In 1917 it is believed that Ohtsuka met Sensei Morihri Ueshiba, the founder of Aikido. Ohtsuka began studying Aikido while continuing to train in Jui Jitsu. After two years Ohtsuka decided to become a full-time Martial Artist. In 1920 Ohtsuka was awarded the highest degree of Shindo Yoshin Ryu Jui Jitsu and took the rank of fourth Grand Master.
At a sports festival in 1922 Ohtsuka was introduced to karate where Sensei Gichin Funakoshi was invited to demonstrate his style of Okinawan karate. Impressed with this “new” style of martial arts, Ohtsuka went for an extended stay with Sensei Funakoshi and learned all of the katas in the Okinawan karate style. Ohtuska continued to study Jui Jitsu, Aikido, and Karate. By 1929, Ohtsuka became a registered member of the Japan Martial Arts Federation.

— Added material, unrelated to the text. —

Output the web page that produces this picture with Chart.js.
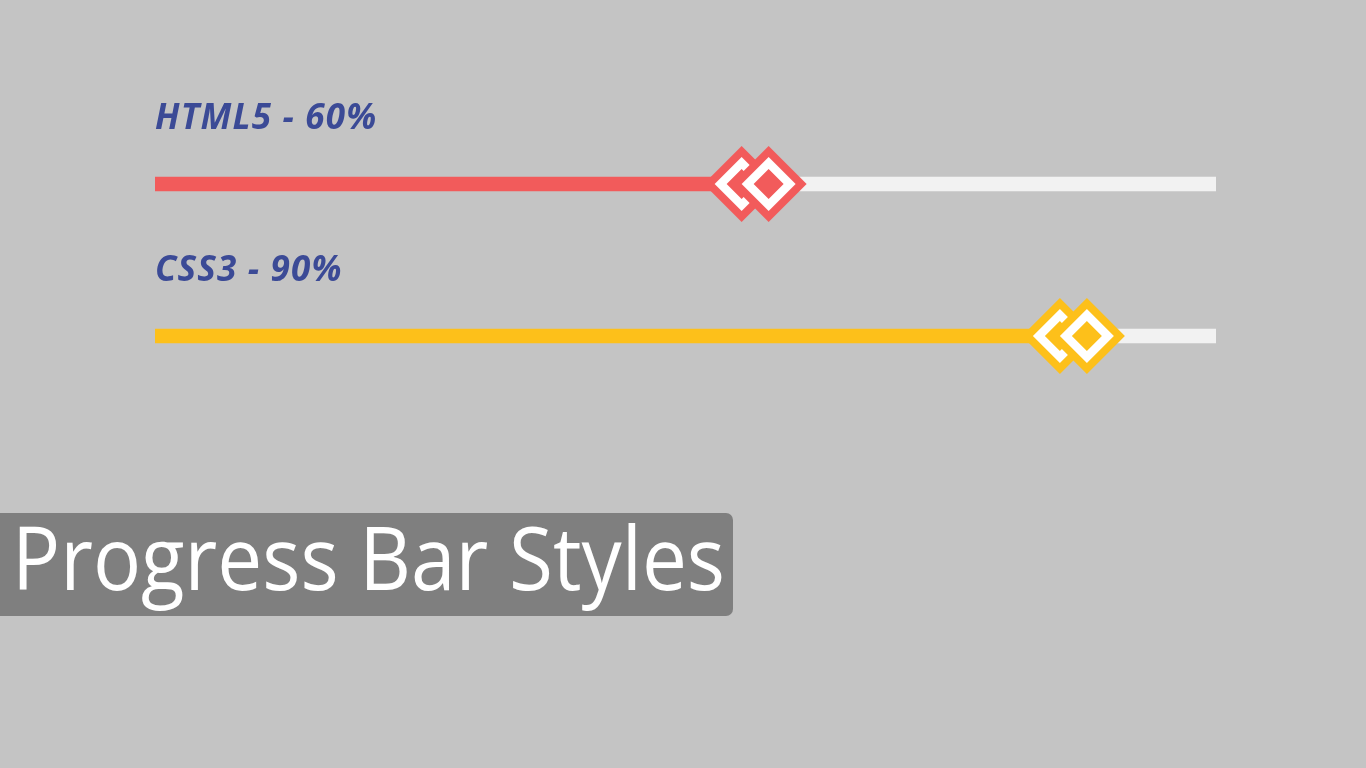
<!DOCTYPE html>
<html>
<head>
<meta charset="utf-8">
<title>Progress Bar Styles</title>
<script src="https://cdn.jsdelivr.net/npm/chart.js@4.4.1/dist/chart.umd.min.js"></script>
<style>
  html, body { margin: 0; padding: 0; background: #c4c4c4; }
  body { width: 1366px; height: 768px; position: relative; overflow: hidden; }
  #chart { position: absolute; left: 0; top: 0; }
  #caption {
    position: absolute; left: 0; top: 513px; width: 733px; height: 103px;
    background: #7f7f7f; border-radius: 0 7px 7px 0;
  }
  #caption span {
    position: absolute; left: 12px; top: 0px;
    font-family: "Open Sans", sans-serif; font-size: 88px; line-height: 87px; font-weight: 500;
    color: #fff; white-space: nowrap; transform-origin: 0 0;
  }
</style>
</head>
<body>
<canvas id="chart" width="1366" height="768"></canvas>
<div id="caption"><span id="captionText">Progress Bar Styles</span></div>
<script>
// skills and their progress (percent)
const categories = ['HTML5', 'CSS3'];
const progress = [60, 90];
const barColors = ['#f25b5b', '#fdc01a'];
const trackColor = '#f2f2f2';
const labelColor = '#3b4a96';

const rest = progress.map(v => 100 - v);

// two diamonds at the end of every bar, label above it
const markers = {
    id: 'markers',
    afterDatasetsDraw(chart) {
        let ctx = chart.ctx;
        let x = chart.scales.x;
        let y = chart.scales.y;
        const diamond = (cx, cy, r, color) => {
            ctx.beginPath();
            ctx.moveTo(cx - r, cy);
            ctx.lineTo(cx, cy - r);
            ctx.lineTo(cx + r, cy);
            ctx.lineTo(cx, cy + r);
            ctx.closePath();
            ctx.fillStyle = color;
            ctx.fill();
        };
        ctx.save();
        progress.forEach((v, i) => {
            let cy = y.getPixelForValue(i);
            let c2 = x.getPixelForValue(v) - 23;
            let c1 = c2 - 27;
            [c1, c2].forEach(cx => {
                diamond(cx, cy, 38, barColors[i]);
                diamond(cx, cy, 27, '#ffffff');
                diamond(cx, cy, 15, barColors[i]);
            });
            ctx.font = 'italic bold 35px "Open Sans"';
            ctx.letterSpacing = '1.2px';
            ctx.fillStyle = labelColor;
            ctx.textAlign = 'left';
            ctx.textBaseline = 'alphabetic';
            ctx.fillText(categories[i] + ' - ' + v + '%', chart.chartArea.left, cy - 55);
        });
        ctx.restore();
    }
};

function fitCaption() {
    let span = document.getElementById('captionText');
    let w = span.getBoundingClientRect().width;
    span.style.transform = 'scaleX(' + (713 / w) + ')';
}

function draw() {
    fitCaption();
    let ctx = document.getElementById('chart').getContext('2d');
    new Chart(ctx, {
        type: 'bar',
        data: {
            labels: categories,
            datasets: [{
                    label: 'progress',
                    data: progress,
                    backgroundColor: barColors,
                    borderWidth: 0,
                    barThickness: 14
                },
                {
                    label: 'rest',
                    data: rest,
                    backgroundColor: trackColor,
                    borderWidth: 0,
                    barThickness: 14
                }
            ]
        },
        options: {
            indexAxis: 'y',
            responsive: false,
            animation: false,
            devicePixelRatio: 1,
            layout: {
                padding: { left: 155, right: 150, top: 108, bottom: 356 }
            },
            plugins: {
                legend: { display: false },
                tooltip: { enabled: false }
            },
            scales: {
                x: { stacked: true, min: 0, max: 100, display: false },
                y: { stacked: true, display: false }
            }
        },
        plugins: [markers]
    });
}

Promise.all([
    document.fonts.load('italic bold 35px "Open Sans"'),
    document.fonts.load('500 88px "Open Sans"')
]).then(draw, draw);
</script>
</body>
</html>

Now married and starting to raise a family, Ohtsuka continued improving his combined or “blended” style of martial arts. Sensei Ohtsuka’s own personalized style of karate was officially registered in 1939 with the Japan Martial Arts Federation under the name of “Wado-Ryu”. Other styles that were registered included Shotokan Ryu, Goju Ryu, and Shito-Ryu.
Until the 1960’s Wado-Ryu and other Martial Arts remained on the small island of Japan. Sensei Ohtsuka continued to train and instruct in Japan while his highly skilled and trained Wado-Ryu instructors spread the style across the world. By the 1970’s Wado-Ryu Karate had become established worldwide.
In 1972, Sensei Ohtsuka was awarded an honor never before bestowed upon any karate master. The president of the International Martial Arts Federation, a member of the Japanese royal family, presented Master Ohtsuka with the title of “Meijin”, the first 10th Dan Martial Artist in karate.
Meijin Hironori Ohtsuka continued to lead the World of Wado-Ryu Karate until November 1981. Meijin Ohtsuka decided to give up his position as Grand Master of Wado-Ryu Karate to his son, Hironori Ohtsuka the 2nd. as his
successor. However, other high-ranking karatekas of the Wado-Ryu system were opposed to this and wished for a different leader to be appointed. After many negotiations took place over this issue, no agreement could be settled and some of these high-ranking Wado-Ryu karatekas broke away from this system and formed their own associations. To name a couple of these, The Wado-Kai Federation of Canada led by 9th Dan, Sensei Master Masaru Shintani, and Wado Ki Martial Arts Association, Incorporated led by Kudan, 10th degree Grand Master Roger Jerome
On January 19, 1982, just two months after nominating his son as successor to the Wado-Ryu Karate-Do Federation, Hironori Ohtsuka (Meijin) peacefully passed away. Wherever karate is practiced throughout the world, he will always be remembered for his personal dedication and enormous contribution to the Martial Arts and to Wado-Ryu Karate.